**WORK REQUIRED**.
Word for word, copy all the data and drop the pictures.

**DATA EXCERPT**.
=-=-=-=-=

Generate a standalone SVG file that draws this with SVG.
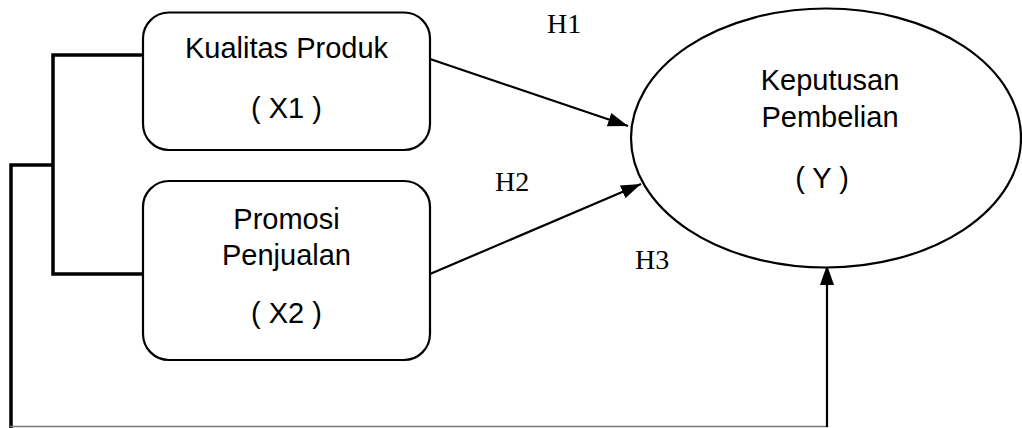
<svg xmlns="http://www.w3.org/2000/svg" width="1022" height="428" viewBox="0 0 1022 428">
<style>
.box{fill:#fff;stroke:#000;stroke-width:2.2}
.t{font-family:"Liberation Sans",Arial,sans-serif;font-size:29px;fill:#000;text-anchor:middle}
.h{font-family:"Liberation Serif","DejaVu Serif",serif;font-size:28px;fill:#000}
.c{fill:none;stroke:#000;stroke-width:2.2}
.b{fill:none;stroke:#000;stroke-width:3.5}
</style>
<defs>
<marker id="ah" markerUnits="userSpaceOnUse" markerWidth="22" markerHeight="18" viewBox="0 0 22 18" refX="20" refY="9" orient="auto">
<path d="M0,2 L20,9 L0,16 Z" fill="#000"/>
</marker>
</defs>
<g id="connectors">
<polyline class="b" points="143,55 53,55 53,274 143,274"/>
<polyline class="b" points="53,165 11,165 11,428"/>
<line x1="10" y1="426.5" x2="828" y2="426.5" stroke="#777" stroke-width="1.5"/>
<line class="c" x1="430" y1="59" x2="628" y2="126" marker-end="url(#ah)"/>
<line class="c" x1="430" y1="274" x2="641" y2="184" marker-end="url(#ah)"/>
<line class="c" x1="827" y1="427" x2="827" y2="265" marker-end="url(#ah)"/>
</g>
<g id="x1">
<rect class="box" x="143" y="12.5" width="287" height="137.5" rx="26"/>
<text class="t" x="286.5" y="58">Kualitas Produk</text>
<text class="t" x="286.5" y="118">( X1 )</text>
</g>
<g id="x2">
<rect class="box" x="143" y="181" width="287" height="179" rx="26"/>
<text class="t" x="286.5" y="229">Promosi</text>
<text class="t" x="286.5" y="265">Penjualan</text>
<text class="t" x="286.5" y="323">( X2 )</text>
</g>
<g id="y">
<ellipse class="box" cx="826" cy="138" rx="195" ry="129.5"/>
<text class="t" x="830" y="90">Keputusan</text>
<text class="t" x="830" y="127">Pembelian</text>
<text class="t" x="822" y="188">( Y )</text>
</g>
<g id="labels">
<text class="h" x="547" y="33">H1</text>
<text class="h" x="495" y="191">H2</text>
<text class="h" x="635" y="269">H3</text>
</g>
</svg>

=-=-=-=-=

**TASK OUTPUT**.
Generate a standalone SVG file that draws this with SVG.
<svg xmlns="http://www.w3.org/2000/svg" width="1022" height="428" viewBox="0 0 1022 428">
<style>
.box{fill:#fff;stroke:#000;stroke-width:2.2}
.t{font-family:"Liberation Sans",Arial,sans-serif;font-size:29px;fill:#000;text-anchor:middle}
.h{font-family:"Liberation Serif","DejaVu Serif",serif;font-size:28px;fill:#000}
.c{fill:none;stroke:#000;stroke-width:2.2}
.b{fill:none;stroke:#000;stroke-width:3.5}
</style>
<defs>
<marker id="ah" markerUnits="userSpaceOnUse" markerWidth="22" markerHeight="18" viewBox="0 0 22 18" refX="20" refY="9" orient="auto">
<path d="M0,2 L20,9 L0,16 Z" fill="#000"/>
</marker>
</defs>
<g id="connectors">
<polyline class="b" points="143,55 53,55 53,274 143,274"/>
<polyline class="b" points="53,165 11,165 11,428"/>
<line x1="10" y1="426.5" x2="828" y2="426.5" stroke="#777" stroke-width="1.5"/>
<line class="c" x1="430" y1="59" x2="628" y2="126" marker-end="url(#ah)"/>
<line class="c" x1="430" y1="274" x2="641" y2="184" marker-end="url(#ah)"/>
<line class="c" x1="827" y1="427" x2="827" y2="265" marker-end="url(#ah)"/>
</g>
<g id="x1">
<rect class="box" x="143" y="12.5" width="287" height="137.5" rx="26"/>
<text class="t" x="286.5" y="58">Kualitas Produk</text>
<text class="t" x="286.5" y="118">( X1 )</text>
</g>
<g id="x2">
<rect class="box" x="143" y="181" width="287" height="179" rx="26"/>
<text class="t" x="286.5" y="229">Promosi</text>
<text class="t" x="286.5" y="265">Penjualan</text>
<text class="t" x="286.5" y="323">( X2 )</text>
</g>
<g id="y">
<ellipse class="box" cx="826" cy="138" rx="195" ry="129.5"/>
<text class="t" x="830" y="90">Keputusan</text>
<text class="t" x="830" y="127">Pembelian</text>
<text class="t" x="822" y="188">( Y )</text>
</g>
<g id="labels">
<text class="h" x="547" y="33">H1</text>
<text class="h" x="495" y="191">H2</text>
<text class="h" x="635" y="269">H3</text>
</g>
</svg>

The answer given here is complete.